Until the General Agreement on Tariffs and Trade (GATT) ended in 1994, the allowance of exceptions for the environment was rigorously judged from the stand point of promoting free trade. However, this type of strict interpretation was relaxed after the formation of the WTO. This was partly due to the belief that the WTO would be unable to gain the support of organizations such as environmental NGOs unless non-trade concerns such as the environment were also considered. Setting down a provision for the environment in the preamble to the agreement for the establishment of the WTO contributed significantly to such an interpretation.

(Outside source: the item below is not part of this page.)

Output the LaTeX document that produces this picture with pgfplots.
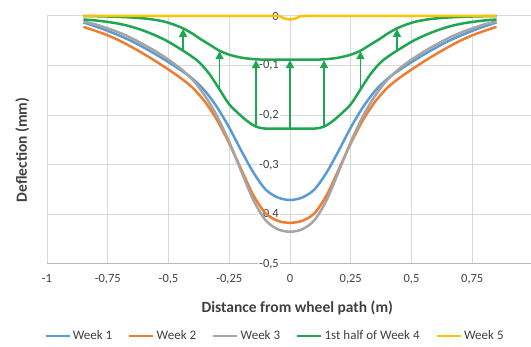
\documentclass[border=0pt]{standalone}
\usepackage{pgfplots}
\pgfplotsset{compat=1.18}
\usepackage{fontspec}
\setmainfont{Carlito}
\usetikzlibrary{arrows.meta}

\definecolor{wkone}{HTML}{5B9BD5}
\definecolor{wktwo}{HTML}{ED7D31}
\definecolor{wkthree}{HTML}{A5A5A5}
\definecolor{wkfour}{HTML}{1FA650}
\definecolor{wkfive}{HTML}{FFC000}
\definecolor{gridgray}{HTML}{D9D9D9}
\definecolor{txt}{HTML}{404040}

\pgfplotsset{recovery/.style={wkfour, line width=1.8pt, forget plot,
  -{Triangle[length=8pt,width=8pt]}}}

\begin{document}
\begin{tikzpicture}
\begin{axis}[
  at={(47pt,83pt)}, anchor=south west,
  scale only axis, width=486pt, height=248pt,
  xmin=-1, xmax=1, ymin=-0.5, ymax=0,
  xtick={-1,-0.75,-0.5,-0.25,0,0.25,0.5,0.75,1},
  ytick={-0.5,-0.4,-0.3,-0.2,-0.1,0},
  grid=major, grid style={gridgray, line width=1pt},
  major tick length=0pt,
  axis x line*=bottom,
  x axis line style={-, draw=black!28, line width=1pt},
  y axis line style={draw=none},
  clip=false,
  /pgf/number format/assume math mode=true,
  /pgf/number format/use comma,
  ticklabel style={font=\fontsize{12.5}{14}\selectfont, text=txt},
  xticklabel style={yshift=-7pt},
  yticklabel style={xshift=233pt, fill=white, inner sep=1pt},
  xlabel={Distance from wheel path (m)},
  ylabel={Deflection (mm)},
  xlabel style={font=\fontsize{15.5}{18}\selectfont\bfseries, text=txt,
    at={(axis description cs:0.515,-0.177)}, anchor=center},
  ylabel style={font=\fontsize{15.5}{18}\selectfont\bfseries, text=txt,
    at={(axis description cs:-0.051,0.46)}, anchor=center},
  legend columns=-1,
  legend style={at={(axis description cs:0.469,-0.29)}, anchor=center,
    draw=none, font=\fontsize{13}{15}\selectfont, text=txt,
    /tikz/every even column/.append style={column sep=14pt}},
  legend image code/.code={\draw[#1] (0pt,0pt) -- (24pt,0pt);},
]

% Week 1
\addplot[wkone, line width=2.5pt, smooth] coordinates {
(-0.85,-0.013) (-0.80,-0.021) (-0.75,-0.030) (-0.70,-0.040) (-0.65,-0.051)
(-0.60,-0.064) (-0.55,-0.078) (-0.50,-0.093) (-0.45,-0.109) (-0.40,-0.127)
(-0.35,-0.151) (-0.30,-0.184) (-0.25,-0.225) (-0.20,-0.272) (-0.15,-0.316)
(-0.10,-0.350) (-0.05,-0.366) (0,-0.371)
(0.05,-0.366) (0.10,-0.350) (0.15,-0.316) (0.20,-0.272) (0.25,-0.225)
(0.30,-0.184) (0.35,-0.151) (0.40,-0.127) (0.45,-0.109) (0.50,-0.093)
(0.55,-0.078) (0.60,-0.064) (0.65,-0.051) (0.70,-0.040) (0.75,-0.030)
(0.80,-0.021) (0.85,-0.013)};
\addlegendentry{Week 1}

% Week 2
\addplot[wktwo, line width=2.5pt, smooth] coordinates {
(-0.85,-0.022) (-0.80,-0.030) (-0.75,-0.039) (-0.70,-0.050) (-0.65,-0.063)
(-0.60,-0.077) (-0.55,-0.092) (-0.50,-0.108) (-0.45,-0.125) (-0.40,-0.145)
(-0.35,-0.173) (-0.30,-0.210) (-0.25,-0.257) (-0.20,-0.310) (-0.15,-0.362)
(-0.10,-0.398) (-0.05,-0.413) (0,-0.417)
(0.05,-0.413) (0.10,-0.398) (0.15,-0.362) (0.20,-0.310) (0.25,-0.257)
(0.30,-0.210) (0.35,-0.173) (0.40,-0.145) (0.45,-0.125) (0.50,-0.108)
(0.55,-0.092) (0.60,-0.077) (0.65,-0.063) (0.70,-0.050) (0.75,-0.039)
(0.80,-0.030) (0.85,-0.022)};
\addlegendentry{Week 2}

% Week 3
\addplot[wkthree, line width=2.5pt, smooth] coordinates {
(-0.85,-0.011) (-0.80,-0.017) (-0.75,-0.025) (-0.70,-0.034) (-0.65,-0.045)
(-0.60,-0.058) (-0.55,-0.072) (-0.50,-0.088) (-0.45,-0.106) (-0.40,-0.129)
(-0.35,-0.161) (-0.30,-0.202) (-0.25,-0.254) (-0.20,-0.314) (-0.15,-0.372)
(-0.10,-0.412) (-0.05,-0.430) (0,-0.435)
(0.05,-0.430) (0.10,-0.412) (0.15,-0.372) (0.20,-0.314) (0.25,-0.254)
(0.30,-0.202) (0.35,-0.161) (0.40,-0.129) (0.45,-0.106) (0.50,-0.088)
(0.55,-0.072) (0.60,-0.058) (0.65,-0.045) (0.70,-0.034) (0.75,-0.025)
(0.80,-0.017) (0.85,-0.011)};
\addlegendentry{Week 3}

% Week 4, first half: start of the period
\addplot[wkfour, line width=2.5pt, smooth] coordinates {
(-0.85,-0.007) (-0.80,-0.009) (-0.75,-0.012) (-0.70,-0.016) (-0.65,-0.022)
(-0.60,-0.030) (-0.55,-0.040) (-0.50,-0.052) (-0.44,-0.070) (-0.40,-0.083)
(-0.37,-0.095) (-0.33,-0.118) (-0.29,-0.148) (-0.25,-0.178) (-0.20,-0.202)
(-0.17,-0.214) (-0.14,-0.223) (-0.10,-0.227) (0,-0.227)
(0.10,-0.227) (0.14,-0.223) (0.17,-0.214) (0.20,-0.202) (0.25,-0.178)
(0.29,-0.148) (0.33,-0.118) (0.37,-0.095) (0.40,-0.083) (0.44,-0.070)
(0.50,-0.052) (0.55,-0.040) (0.60,-0.030) (0.65,-0.022) (0.70,-0.016)
(0.75,-0.012) (0.80,-0.009) (0.85,-0.007)};
\addlegendentry{1st half of Week 4}

% Week 4, first half: after recovery
\addplot[wkfour, line width=2.5pt, smooth, forget plot] coordinates {
(-0.85,0) (-0.75,-0.001) (-0.65,-0.003) (-0.58,-0.006) (-0.52,-0.011)
(-0.48,-0.017) (-0.44,-0.025) (-0.40,-0.036) (-0.37,-0.046) (-0.33,-0.058)
(-0.29,-0.070) (-0.25,-0.078) (-0.20,-0.084) (-0.15,-0.087) (-0.10,-0.088)
(0,-0.088)
(0.10,-0.088) (0.15,-0.087) (0.20,-0.084) (0.25,-0.078) (0.29,-0.070)
(0.33,-0.058) (0.37,-0.046) (0.40,-0.036) (0.44,-0.025) (0.48,-0.017)
(0.52,-0.011) (0.58,-0.006) (0.65,-0.003) (0.75,-0.001) (0.85,0)};

% recovery arrows between the two Week 4 profiles
\addplot[recovery] coordinates {(-0.44,-0.070) (-0.44,-0.026)};
\addplot[recovery] coordinates {(-0.29,-0.146) (-0.29,-0.071)};
\addplot[recovery] coordinates {(-0.14,-0.221) (-0.14,-0.089)};
\addplot[recovery] coordinates {(0,-0.225) (0,-0.089)};
\addplot[recovery] coordinates {(0.14,-0.221) (0.14,-0.089)};
\addplot[recovery] coordinates {(0.29,-0.146) (0.29,-0.071)};
\addplot[recovery] coordinates {(0.44,-0.070) (0.44,-0.026)};

% Week 5
\addplot[wkfive, line width=2.5pt, smooth] coordinates {
(-0.85,0) (-0.30,0) (-0.06,0) (-0.03,-0.004) (0,-0.007) (0.03,-0.004)
(0.06,0) (0.30,0) (0.85,0)};
\addlegendentry{Week 5}

\end{axis}
\pgfresetboundingbox
\path[use as bounding box] (0,0) rectangle (531pt,347pt);
\end{tikzpicture}
\end{document}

The provisions of the WTO Agreement on the Application of Sanitary and Phytosanitary Measures (SPS Agreement) and the Agreement on Technical Barriers to Trade (TBT Agreement), which carefully consider the environment, also appear to have an impact on the interpretation of Article 20 of GATT.



This discussion explains how the interpretation of the provisions of GATT and the WTO has been changing and analyzes other WTO-related agreements, which included the following: the necessity of Article 20 (b) in the GATT (the fact that the requirements of "a less trade restrictive alternative," taking into consideration the interest of exporting countries, are "reasonably available" for importing countries, and will work in the opposite direction; the impact on the interpretation of the necessity stipulated in Article 5, Paragraph 6 of the SPS Agreement; the balancing test presented by the Appellate Body on the beef distribution regulation incident in South Korea; etc.), the interpretation of measures "relating to" the conservation of exhaustible natural resources in Article 20 (g) of GATT (the fact that non-product-related processes and production methods [PPMs] in foreign countries are admitted), the interpretation of the chapeau of Article 20 of the GATT (the fact that this Article provides discrimination, etc., "between countries under similar conditions," instead of discrimination between "products," as stipulated in Article 3 of the GATT, and the fact that the SPS Agreement clarifies this point, etc.), and the TBT Agreement.